The ‘western notion of development’ has been very damaging to how cultures and countries measure themselves. In Mozambique’s case compared to a country such as the UK, it’s objectively true that a smaller proportion of the population has access to good sanitation and that there is greater evidence of illegal electioneering. However Mozambique has had a modern history of only 27 years since the end of colonialism and the subsequent civil war. Before this democratic elections didn’t exist and institutions didn’t work, and people lived within an organised structure of unfair oppression and opportunity, based on the colour of one’s skin. In only this short period, progress has been rapid: a system of democratic elections now chooses leaders, the government functions and the country has recorded economic growth above global averages, especially during the 2000s. It took a country like the UK many centuries to achieve such a status, and that was done without a framework of colonialism and oppression and carefully constructed inequality. Despite my strongest urges, because I didn’t want to destroy the man’s hope, I resisted having a dig at the British landed gentry and the levels of gross inequality that the UK endures with no end of this in sight.

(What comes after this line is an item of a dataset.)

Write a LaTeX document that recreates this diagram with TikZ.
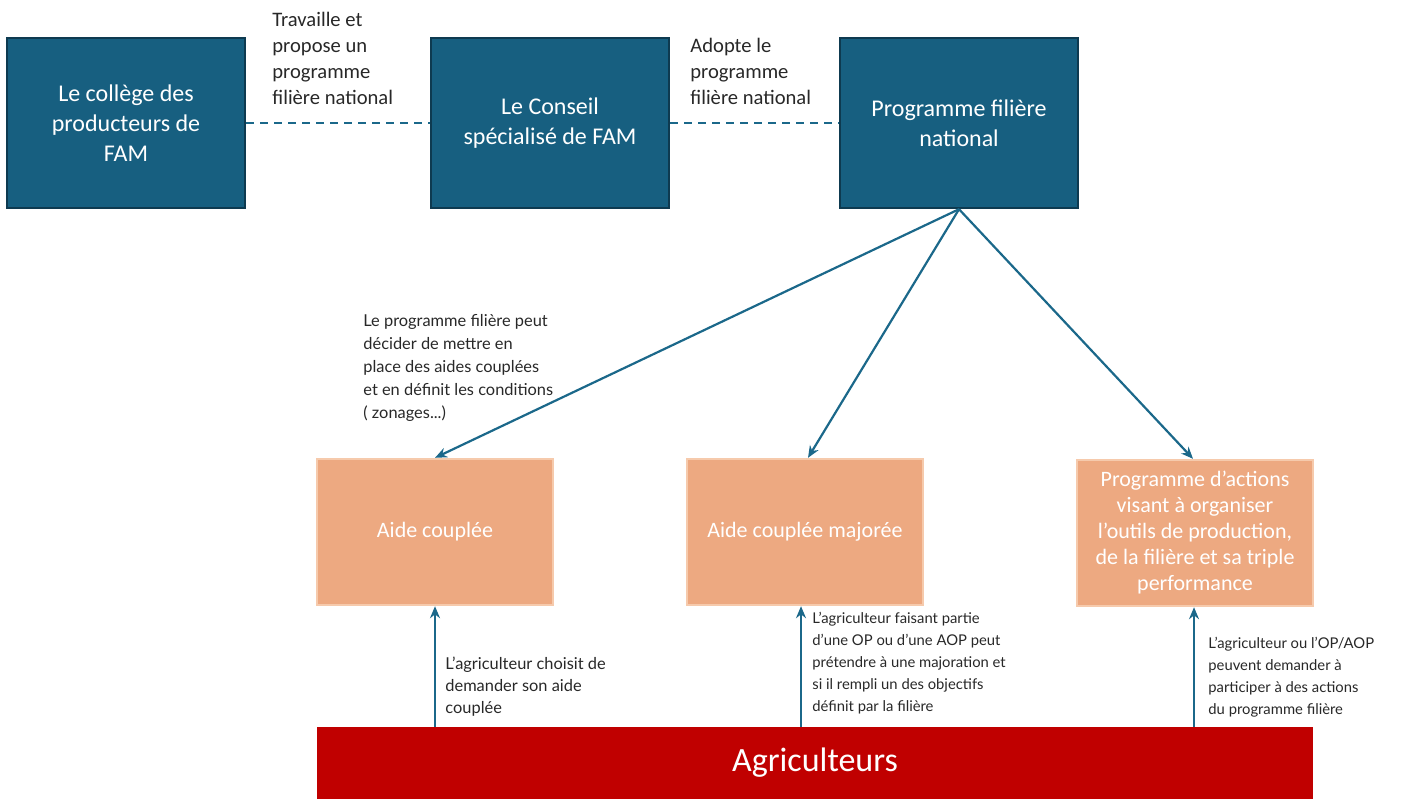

If the UK or USA are seen as beacons of civilisation, which Ben confirmed they are by Mozambicans, it’s a concept that is too simplistic. In Mozambique I’d find it hard to imagine any rally firing up people using claims that men from the neighbouring country are rapists, with half the people present cheering that the man uttering those words is a prophet sent by God. This is not a mark of what people would popularly call civilisation yet is a recent event in the USA.
I hope our discussion made him think and at least start to eliminate the negative rhetoric about his own community. Surely that has to be one of the first steps to encouraging yourself and others to create opportunities and succeed in them.
In the evening I took Tim to a BBQ being organised by my friend Tina, and introduced him to some of Maputo’s eclectic characters.